[Stored data]:

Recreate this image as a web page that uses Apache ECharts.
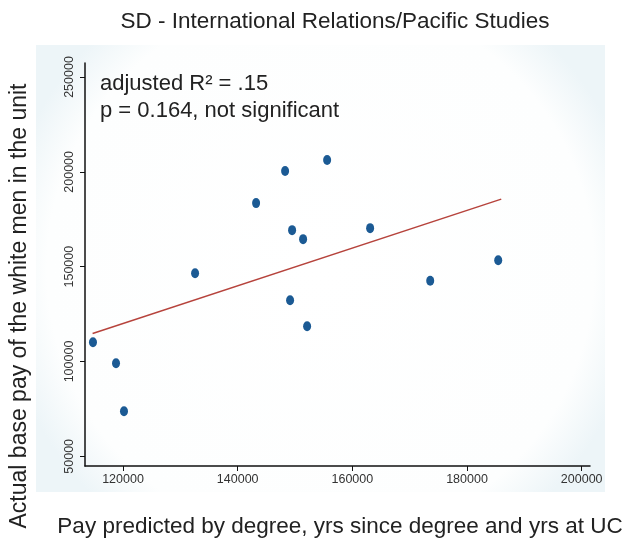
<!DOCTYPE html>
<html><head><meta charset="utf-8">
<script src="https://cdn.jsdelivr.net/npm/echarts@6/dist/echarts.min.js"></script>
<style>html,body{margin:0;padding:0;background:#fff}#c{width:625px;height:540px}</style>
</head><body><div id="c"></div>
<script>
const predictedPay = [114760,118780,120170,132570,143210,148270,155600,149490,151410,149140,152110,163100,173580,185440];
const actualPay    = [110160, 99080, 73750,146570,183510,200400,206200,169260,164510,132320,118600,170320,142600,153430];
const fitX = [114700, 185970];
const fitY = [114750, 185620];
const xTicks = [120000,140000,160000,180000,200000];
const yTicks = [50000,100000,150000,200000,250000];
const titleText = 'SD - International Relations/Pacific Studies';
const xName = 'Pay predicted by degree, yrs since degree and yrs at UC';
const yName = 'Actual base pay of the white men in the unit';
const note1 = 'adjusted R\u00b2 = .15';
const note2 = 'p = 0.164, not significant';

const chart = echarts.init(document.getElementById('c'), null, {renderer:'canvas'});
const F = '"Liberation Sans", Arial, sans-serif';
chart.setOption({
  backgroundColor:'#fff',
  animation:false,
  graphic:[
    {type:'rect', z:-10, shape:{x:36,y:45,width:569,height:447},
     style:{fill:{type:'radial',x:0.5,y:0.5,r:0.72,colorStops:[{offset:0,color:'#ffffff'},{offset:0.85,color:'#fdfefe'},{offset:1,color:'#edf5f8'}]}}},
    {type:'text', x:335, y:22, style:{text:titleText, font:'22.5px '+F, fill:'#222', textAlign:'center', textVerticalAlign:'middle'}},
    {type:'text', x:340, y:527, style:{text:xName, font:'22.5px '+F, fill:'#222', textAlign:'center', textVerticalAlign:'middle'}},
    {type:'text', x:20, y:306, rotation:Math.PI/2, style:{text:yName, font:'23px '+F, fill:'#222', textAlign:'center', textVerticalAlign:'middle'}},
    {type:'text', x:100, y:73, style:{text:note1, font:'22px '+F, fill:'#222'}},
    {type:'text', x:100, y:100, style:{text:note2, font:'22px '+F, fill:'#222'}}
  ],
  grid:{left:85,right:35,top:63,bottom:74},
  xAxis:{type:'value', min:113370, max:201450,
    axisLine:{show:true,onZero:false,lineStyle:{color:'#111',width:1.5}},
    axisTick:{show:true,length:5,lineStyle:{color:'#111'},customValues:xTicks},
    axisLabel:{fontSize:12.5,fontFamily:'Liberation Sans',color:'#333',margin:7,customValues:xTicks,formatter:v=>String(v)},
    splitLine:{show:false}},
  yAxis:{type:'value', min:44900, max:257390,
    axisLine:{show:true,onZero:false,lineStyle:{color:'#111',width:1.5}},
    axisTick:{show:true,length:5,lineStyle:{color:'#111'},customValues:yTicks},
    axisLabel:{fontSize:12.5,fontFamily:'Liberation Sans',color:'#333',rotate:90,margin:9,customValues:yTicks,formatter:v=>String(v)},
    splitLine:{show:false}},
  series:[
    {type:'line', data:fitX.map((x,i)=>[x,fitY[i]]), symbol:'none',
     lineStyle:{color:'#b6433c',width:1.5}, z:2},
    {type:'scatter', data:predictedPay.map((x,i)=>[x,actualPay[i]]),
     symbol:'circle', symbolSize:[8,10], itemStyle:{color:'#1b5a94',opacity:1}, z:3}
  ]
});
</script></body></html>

[Exercise aim]:
Set the pictures aside and transcribe the data above exactly.

[Response to the task]:
Recreate this image as a web page that uses Apache ECharts.
<!DOCTYPE html>
<html><head><meta charset="utf-8">
<script src="https://cdn.jsdelivr.net/npm/echarts@6/dist/echarts.min.js"></script>
<style>html,body{margin:0;padding:0;background:#fff}#c{width:625px;height:540px}</style>
</head><body><div id="c"></div>
<script>
const predictedPay = [114760,118780,120170,132570,143210,148270,155600,149490,151410,149140,152110,163100,173580,185440];
const actualPay    = [110160, 99080, 73750,146570,183510,200400,206200,169260,164510,132320,118600,170320,142600,153430];
const fitX = [114700, 185970];
const fitY = [114750, 185620];
const xTicks = [120000,140000,160000,180000,200000];
const yTicks = [50000,100000,150000,200000,250000];
const titleText = 'SD - International Relations/Pacific Studies';
const xName = 'Pay predicted by degree, yrs since degree and yrs at UC';
const yName = 'Actual base pay of the white men in the unit';
const note1 = 'adjusted R\u00b2 = .15';
const note2 = 'p = 0.164, not significant';

const chart = echarts.init(document.getElementById('c'), null, {renderer:'canvas'});
const F = '"Liberation Sans", Arial, sans-serif';
chart.setOption({
  backgroundColor:'#fff',
  animation:false,
  graphic:[
    {type:'rect', z:-10, shape:{x:36,y:45,width:569,height:447},
     style:{fill:{type:'radial',x:0.5,y:0.5,r:0.72,colorStops:[{offset:0,color:'#ffffff'},{offset:0.85,color:'#fdfefe'},{offset:1,color:'#edf5f8'}]}}},
    {type:'text', x:335, y:22, style:{text:titleText, font:'22.5px '+F, fill:'#222', textAlign:'center', textVerticalAlign:'middle'}},
    {type:'text', x:340, y:527, style:{text:xName, font:'22.5px '+F, fill:'#222', textAlign:'center', textVerticalAlign:'middle'}},
    {type:'text', x:20, y:306, rotation:Math.PI/2, style:{text:yName, font:'23px '+F, fill:'#222', textAlign:'center', textVerticalAlign:'middle'}},
    {type:'text', x:100, y:73, style:{text:note1, font:'22px '+F, fill:'#222'}},
    {type:'text', x:100, y:100, style:{text:note2, font:'22px '+F, fill:'#222'}}
  ],
  grid:{left:85,right:35,top:63,bottom:74},
  xAxis:{type:'value', min:113370, max:201450,
    axisLine:{show:true,onZero:false,lineStyle:{color:'#111',width:1.5}},
    axisTick:{show:true,length:5,lineStyle:{color:'#111'},customValues:xTicks},
    axisLabel:{fontSize:12.5,fontFamily:'Liberation Sans',color:'#333',margin:7,customValues:xTicks,formatter:v=>String(v)},
    splitLine:{show:false}},
  yAxis:{type:'value', min:44900, max:257390,
    axisLine:{show:true,onZero:false,lineStyle:{color:'#111',width:1.5}},
    axisTick:{show:true,length:5,lineStyle:{color:'#111'},customValues:yTicks},
    axisLabel:{fontSize:12.5,fontFamily:'Liberation Sans',color:'#333',rotate:90,margin:9,customValues:yTicks,formatter:v=>String(v)},
    splitLine:{show:false}},
  series:[
    {type:'line', data:fitX.map((x,i)=>[x,fitY[i]]), symbol:'none',
     lineStyle:{color:'#b6433c',width:1.5}, z:2},
    {type:'scatter', data:predictedPay.map((x,i)=>[x,actualPay[i]]),
     symbol:'circle', symbolSize:[8,10], itemStyle:{color:'#1b5a94',opacity:1}, z:3}
  ]
});
</script></body></html>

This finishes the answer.